Over the next few days, Prakash drove from nursery to nursery during his lunch breaks and purchased pots, soil and coco peat, and seed packets of tomato, brinjal and other vegetables to set up a little garden in the terrace of his home.
“I bought the basic tools needed for a terrace garden, watched all the ‘Do-it-yourself’ videos on YouTube and a couple of months later, I harvested my first crop of tomato, brinjal and greens grown organically from my terrace. It was one of the most satisfying moments of my life,” he says. This happened four years ago.
Soon, other like-minded organic veggie lovers in the city, who shared their experience with one another on online forums, got together and formed the Chennai Green Commune, an online platform for urban gardeners. Membership swelled and splinter groups were formed where doctors, lawyers, housewives and even senior citizens interacted and set up vegetable gardens in their homes using organic manure and pesticides.
The group decided that merely sharing the joy of growing and harvesting vegetables within the online community was not enough and went to the streets. “We organised weekend workshops where basics of organic gardening was taught to interested folks and we even sold our produce in public parks to create awareness among the public,” say members of the Chennai Green Commune.

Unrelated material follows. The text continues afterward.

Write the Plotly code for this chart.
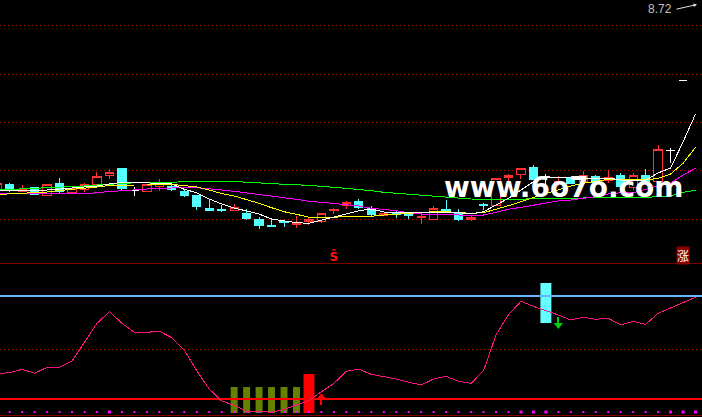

But Prakash was still not satisfied with his success in farming. When he could find no more space in his terrace to plant new seeds in all the polythene bags and the containers that he possessed, he went ahead and invested several lakhs of rupees in a 7-acre piece of land at Melkothukuppan, near Ambur, in Vellore district, and set up an integrated farm.
The lush green farm now has paddy fields, vegetable and flower gardens surrounded by sandalwood, red sanders and other valuable trees, two poultry units with thousands of chickens, a dozen cows and several goats. His latest passion is cultivating spirulina, a freshwater algae whose extract has huge commercial potential as a dietary and cosmetic supplement.
“While organic farming as such is still not lucrative, a little application of technology and research can go a long way in bringing profits,” he says. Every Sunday, the geek-turned-gardener leaves home early in the morning and takes a two-and-a-half-hour ride to his farmland.
Last week, he took Dr Rengasamy, director of the Centre for Advanced Studies in Botany, University of Madras, to his farm to review a research project conducted by the university on his land.
After going on a tour of the farmland and listening to the enthusiastic geek’s YouTube-based knowledge on farming, the top botanist remarked, “It’s amazing, they seem to know more than me.”